There is no doubt that Lu Guangxu’s deceptions are a part of the story, but the person about whom there were reports was Lu Guangxu himself, so how could top management at Sinopec deal with this by instructing him to carry out an investigation of his own conduct? How can problems not go wrong with this sort of “self-rectification” of one’s own behavior? If the investigation team [dealing with the liquor scandal] fails to address questions about this method of oversight, the public must be concerned about the possibility of similar problems in the future. How will Sinopec maintain checks on the conduct of the bosses of its various branches? If there are no inside informants to break cases like Lu Guangxu’s wide open, does that mean problems go unaddressed?
Most regrettable is the fact a blind eye has been turned on these public concerns. The investigation team holds Lu Guangxu accountable on three counts, namely severe violations of the company’s internal management and oversight mechanisms, daring to make purchases without collective study by Sinopec’s leadership team and in the absence of supervision, and finally, employing deception to put off investigation by his superiors, thereby doing serious damage to Sinopec’s reputation.

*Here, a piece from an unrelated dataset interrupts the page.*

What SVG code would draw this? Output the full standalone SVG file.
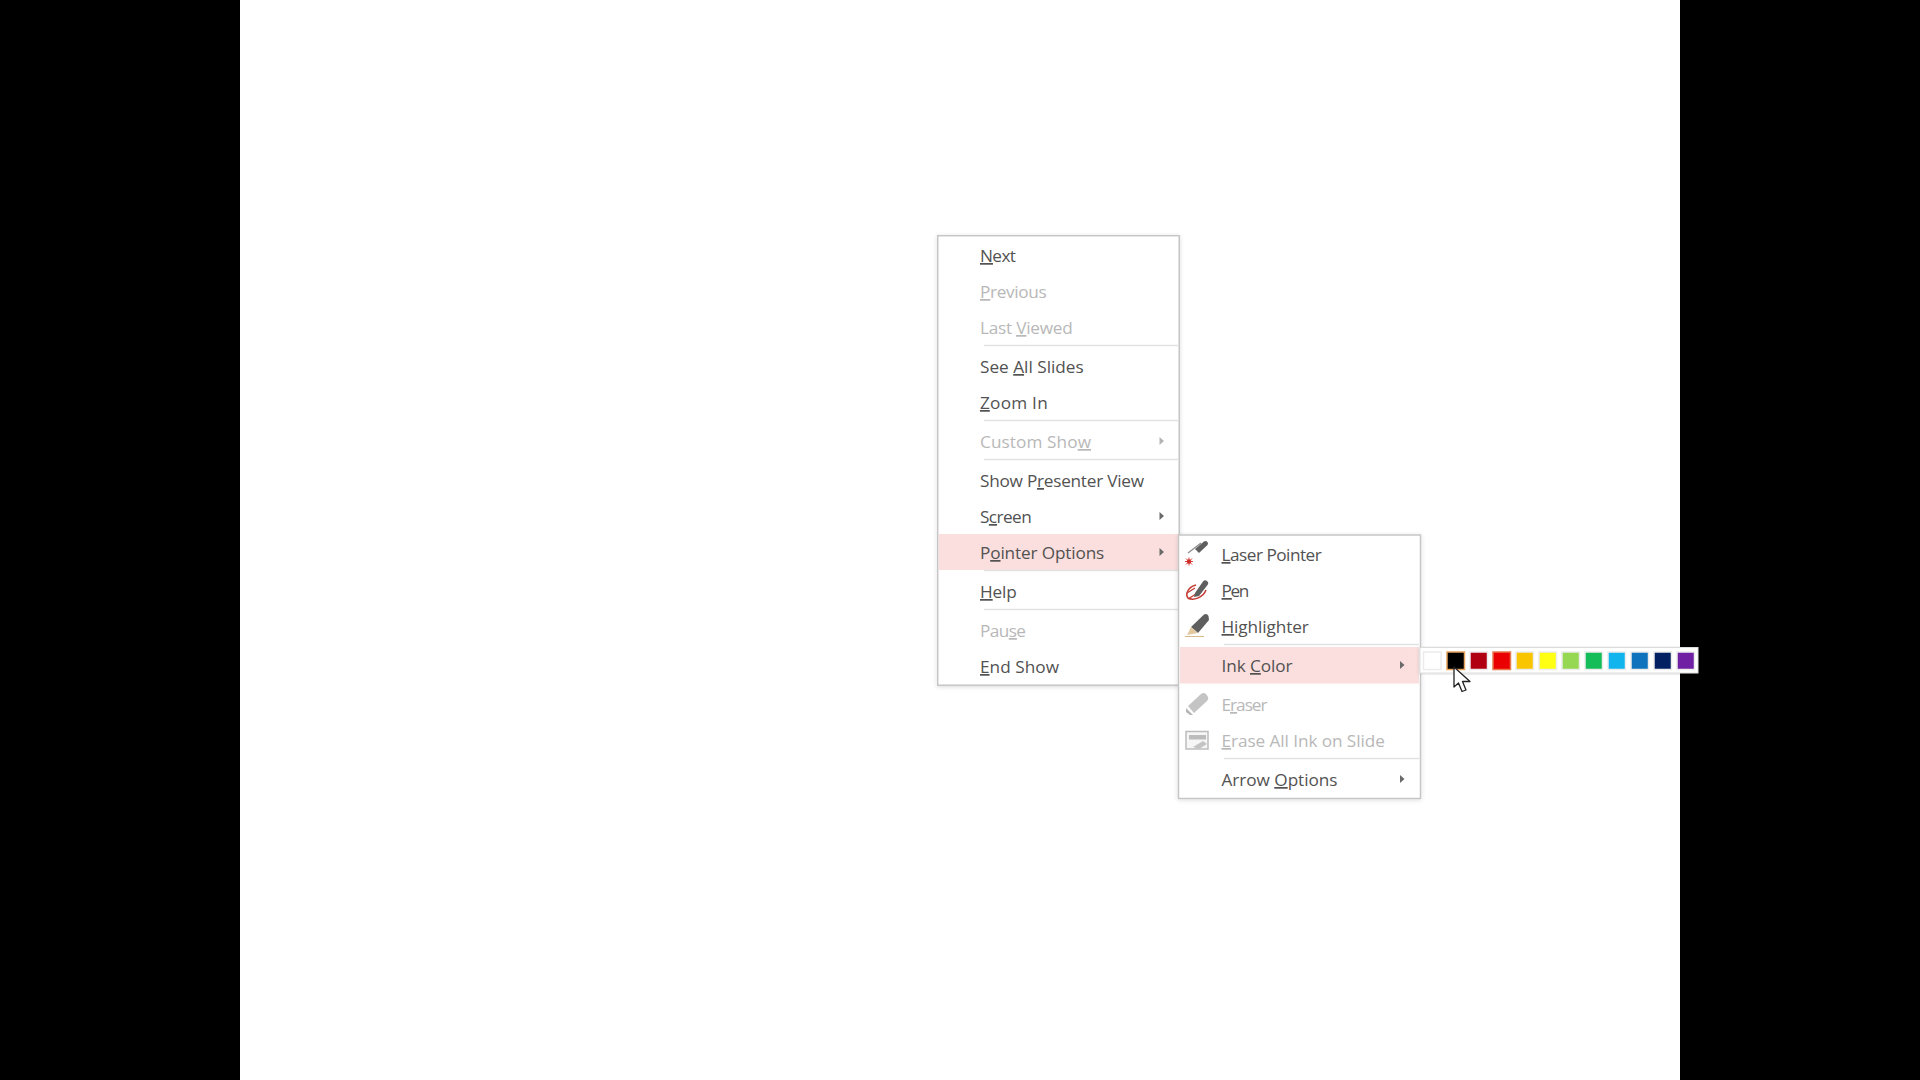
<svg xmlns="http://www.w3.org/2000/svg" width="1920" height="1080" viewBox="0 0 1920 1080">
<style>
text{font-family:"Open Sans","Noto Sans","Liberation Sans",sans-serif;font-size:17.2px;fill:#525252}
.d{fill:#b8b8b8}
.u{text-decoration:underline}
.menu{fill:#fff;stroke:#c6c6c6;stroke-width:1.5}
.hl{fill:#fbdfde}
.sep{stroke:#e2e2e2;stroke-width:1.3}
.arr{fill:#6a6a6a}
.arrd{fill:#b4b4b4}
.sw{stroke:#ececec;stroke-width:1.5}
</style>
<defs>
<filter id="sh" x="-5%" y="-5%" width="110%" height="110%"><feDropShadow dx="0" dy="1" stdDeviation="2" flood-color="#000" flood-opacity=".14"/></filter>
<polygon id="a" points="0,0 4.5,4 0,8"/>
</defs>
<rect width="1920" height="1080" fill="#fff"/>
<rect width="240" height="1080" fill="#000"/>
<rect x="1680" width="240" height="1080" fill="#000"/>

<g id="main-menu">
<rect class="menu" x="937.7" y="235.7" width="241.5" height="449.5" filter="url(#sh)"/>
<rect class="hl" x="939" y="534" width="239.5" height="36"/>
<path class="sep" d="M984 345.5H1178M984 420.5H1178M984 459.5H1178M984 570.5H1178M984 609.5H1178"/>
<text x="980" y="262" textLength="36"><tspan class="u">N</tspan>ext</text>
<text class="d" x="980" y="298" textLength="66.700"><tspan class="u">P</tspan>revious</text>
<text class="d" x="980" y="334" textLength="92.700">Last <tspan class="u">V</tspan>iewed</text>
<text x="980" y="373" textLength="103.700">See <tspan class="u">A</tspan>ll Slides</text>
<text x="980" y="409" textLength="67.700"><tspan class="u">Z</tspan>oom In</text>
<text class="d" x="980" y="448" textLength="111">Custom Sho<tspan class="u">w</tspan></text>
<text x="980" y="487" textLength="164">Show P<tspan class="u">r</tspan>esenter View</text>
<text x="980" y="523" textLength="51.700">S<tspan class="u">c</tspan>reen</text>
<text x="980" y="559" textLength="124.300">P<tspan class="u">o</tspan>inter Options</text>
<text x="980" y="598" textLength="36.700"><tspan class="u">H</tspan>elp</text>
<text class="d" x="980" y="637" textLength="46"><tspan>Pau</tspan><tspan class="u">s</tspan>e</text>
<text x="980" y="673" textLength="79"><tspan class="u">E</tspan>nd Show</text>
<use href="#a" class="arrd" x="1159.500" y="437"/>
<use href="#a" class="arr" x="1159.500" y="512"/>
<use href="#a" class="arr" x="1159.500" y="548"/>
</g>

<g id="pointer-submenu">
<rect class="menu" x="1178.500" y="535" width="242" height="263.500" filter="url(#sh)"/>
<rect class="hl" x="1180" y="647" width="239" height="36.500"/>
<path class="sep" d="M1224 644.500H1419M1224 758.500H1419"/>
<text x="1221.500" y="561" textLength="100.300"><tspan class="u">L</tspan>aser Pointer</text>
<text x="1221.500" y="597" textLength="27.700"><tspan class="u">P</tspan>en</text>
<text x="1221.500" y="633" textLength="87.300"><tspan class="u">H</tspan>ighlighter</text>
<text x="1221.500" y="672" textLength="71">Ink <tspan class="u">C</tspan>olor</text>
<text class="d" x="1221.500" y="711" textLength="46">E<tspan class="u">r</tspan>aser</text>
<text class="d" x="1221.500" y="747" textLength="163.300"><tspan class="u">E</tspan>rase All Ink on Slide</text>
<text x="1221.500" y="786" textLength="116">Arrow <tspan class="u">O</tspan>ptions</text>
<use href="#a" class="arr" x="1400" y="661"/>
<use href="#a" class="arr" x="1400" y="775"/>
<g id="icon-laser">
<path d="M1188 553L1201 543" stroke="#8a8a8a" stroke-width="1.200"/>
<path d="M1195 549L1204 541.500A2.500 2.500 0 0 1 1207.500 545L1199 553Z" fill="#5f5f5f"/>
<circle cx="1189" cy="561.500" r="2.300" fill="#d1302a"/>
<path d="M1186 558.500L1192 564.500M1192 558.500L1186 564.500M1189 557.500V565.500M1185 561.500H1193" stroke="#d1302a" stroke-width=".9"/>
</g>
<g id="icon-pen">
<path d="M1196 585C1188 587 1185 594 1188 598C1193 601 1203 598 1206 590" fill="none" stroke="#c33b32" stroke-width="1.500"/>
<path d="M1187 593L1195 588M1188 599L1196 594" stroke="#c33b32" stroke-width="1.300"/>
<path d="M1195 593L1203 581.500A2.500 2.500 0 0 1 1207.500 585L1199 596L1194 597Z" fill="#5f5f5f"/>
</g>
<g id="icon-highlighter">
<path d="M1191 627L1204 614.500Q1207 613 1208.500 616L1209 620L1198 633Z" fill="#5f5f5f"/>
<path d="M1191 627L1198 633L1187 635Z" fill="#e3c9a0"/>
<path d="M1185 636.500H1204" stroke="#d8b98a" stroke-width="1"/>
</g>
<g id="icon-eraser" fill="#c4c4c4">
<path d="M1188 706L1201 694Q1204 692 1206 694L1208 697Q1209 699 1207 701L1194 713Z"/>
<path d="M1186 708L1193 715L1190 715 1186 712Z" fill="#b5b5b5"/>
</g>
<g id="icon-erase-all">
<rect x="1186" y="731.500" width="22" height="17.500" fill="#f6f6f6" stroke="#bdbdbd" stroke-width="1.500"/>
<rect x="1189" y="735" width="17" height="4.500" fill="#bcbcbc"/>
<path d="M1193 747L1203 741L1207 744L1199 749Z" fill="#c4c4c4"/>
</g>
</g>

<g id="ink-palette">
<rect x="1420" y="647.500" width="278" height="25.500" fill="#fff" stroke="#dcdcdc" filter="url(#sh)"/>
<rect class="sw" x="1423.500" y="652" width="17.500" height="17.500" fill="#fff"/>
<rect x="1447" y="652" width="17.500" height="17.500" fill="#000" stroke="#e8a35a" stroke-width="1.500"/>
<rect class="sw" x="1470" y="652" width="17.500" height="17.500" fill="#b00012"/>
<rect x="1493" y="652" width="17.500" height="17.500" fill="#ea0000" stroke="#e8794f" stroke-width="1.500"/>
<rect class="sw" x="1516" y="652" width="17.500" height="17.500" fill="#f9c400"/>
<rect class="sw" x="1539" y="652" width="17.500" height="17.500" fill="#ffff14"/>
<rect class="sw" x="1562" y="652" width="17.500" height="17.500" fill="#96d853"/>
<rect class="sw" x="1585" y="652" width="17.500" height="17.500" fill="#14bd58"/>
<rect class="sw" x="1608" y="652" width="17.500" height="17.500" fill="#12b4ee"/>
<rect class="sw" x="1631" y="652" width="17.500" height="17.500" fill="#0f72bd"/>
<rect class="sw" x="1654" y="652" width="17.500" height="17.500" fill="#032063"/>
<rect class="sw" x="1677" y="652" width="17.500" height="17.500" fill="#7020a3"/>
</g>

<g id="cursor">
<path d="M1454 667V687L1458.500 683L1462 691.500L1466 690L1462.500 681.500L1470 681.500Z" fill="#fff" stroke="#222" stroke-width="1.300" stroke-linejoin="round"/>
</g>
</svg>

On the surface, certainly, these violations can be chalked up to “individual conduct.” But if Lu Guangxu is capable as an individual of committing all of these deceptions, shouldn’t that prompt much more serious reflection on the management mechanisms in place at Sinopec?
We are told that Sinopec has ordered a strengthening of internal management, including immediate self-examination and correction throughout the entire enterprise. But this was exactly the method used to respond to questions about Lu Guangxu’s conduct in October last year. Clearly, if responsibility for this scandal is borne by a single individual, and the need for deeper institutional change is shrugged off, the outlook for this “self-examination” is poor.